The Glastonbury pound, dated 1813, was auctioned this month as part of the biggest collection of provincial bank notes ever to come to market.
It has been bought by Glastonbury businessman Malcolm Slocombe, founder and owner of Four Seasons.
“When I discovered the Glastonbury pound was one of the notes up for auction, I was determined to bring it back to Glastonbury, the town of its origin,” he said.
“It’s a fascinating piece of local history giving an insight into how currency has developed throughout the UK.
“It’s also of interest to me personally because the Slocombe family has been trading in the Glastonbury and Street area since the mid 1800s.
“At about the time this note was produced and in circulation, the family had a general store in Walton and then a bakery in Street, so this very pound may even have passed through a Slocombe till.”
During the late 18th century right up to the early 20th century, merchants would get together and start up their own banks.
The Glastonbury notes dates back to 1813, twenty-two years before the bank disappeared for ever.
In 1835 the bank merged with Stucky’s, another local bank, having survived the crisis in credit confidence sparked by the Anglo-French wars after 1793 which saw three-quarters of the country’s 400 banks shut.

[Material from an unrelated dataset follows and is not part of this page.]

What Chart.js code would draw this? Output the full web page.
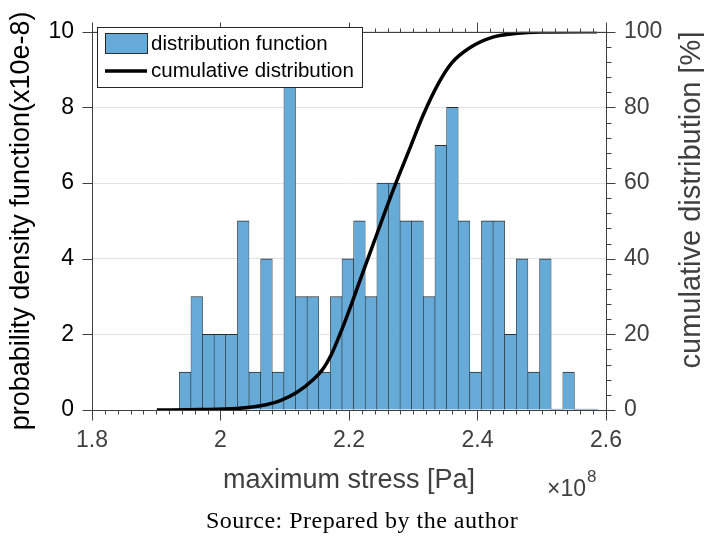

The note bears the unmistakable image of Glastonbury’s world-famous Tor.
A little bigger than a modern £50 note, the notes were marked with the bank’s name, its logo and the amount it was worth.
They were hand signed and hand numbered.
The Glastonbury Pound is signed by Charles Brown, one of the founders of the Glastonbury & Somersetshire Bank.
From today an enlarged copy of the Glastonbury pound will be on display for people to view in the Four Seasons’ shop on Glastonbury High Street.